Badly wounded himself, the painter had no choice but to flee Rome. Yet his yean in exile would be no less eventful or dramatic. Caravaggio first fled to Malta, where he joined the prestigious order of the Knights of St John, before clashing with one of their most illustrious members and finding yet another death sentence upon his head. On the run, once again, Caravaggio escaped to Naples, where, on the brink of securing a papal pardon for the murder of Tomassoni, he made an ill-advised visit to a seedy Neapolitan tavern. Here, his life of violence finally caught up with him. This time it was Caravaggio who was the victim of a ‘hit’ by a group of armed men who were almost certainly sent by Fra Giovanni Rodomonte Roero, the ‘noble Knight’ he had argued with in Malta.
Caravaggio was badly cut on the face, which in the honour code of the day was an injury to avenge an insult to reputation. He would never recover, and it was almost certainly these injuries that would leave him so weakened as, in the summer of 1610, he made his way back to his beloved Rome after finally receiving confirmation of his pardon.

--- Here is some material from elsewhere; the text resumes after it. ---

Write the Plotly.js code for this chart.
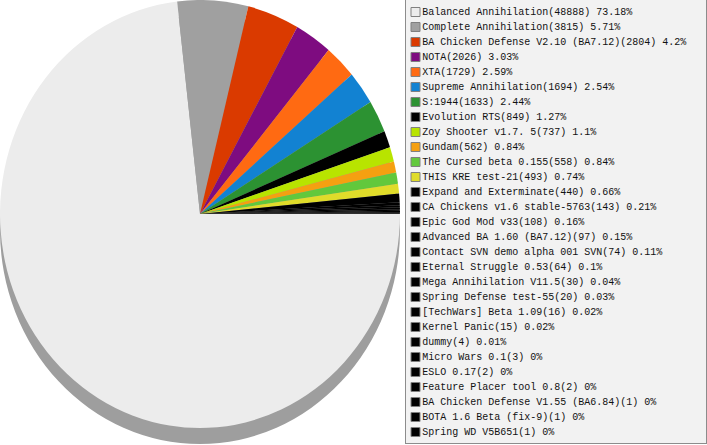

The artist was travelling by boat, with three of his unsold paintings, all of which were intended for Scipione Borghese, a papal nephew who was fond of the artist and had commissioned him before. With Caravaggio was a trusted skipper, Alessandro Caramano. It was this humble boatman who would be the source of the artist’s final movements. After docking at Palo, he told authorities, a misunderstanding with the captain had resulted in Caravaggio being jailed. The boat continued to Porto Ercole, where, presumably, Caravaggio attempted to make his way in a desperate attempt to recover his paintings. The stress of his arrest, and the frantic ride to Porto Ercole in the heat of July, was more than a man in his condition could take. Heat exhaustion, or a heart attack, may have been what finally killed him.
Caravaggio had lived much of his life surrounded by poor and ordinary people. He painted for them and from their perspective. In the end he died and was buried among them, in an unmarked grave. He was 38 years old.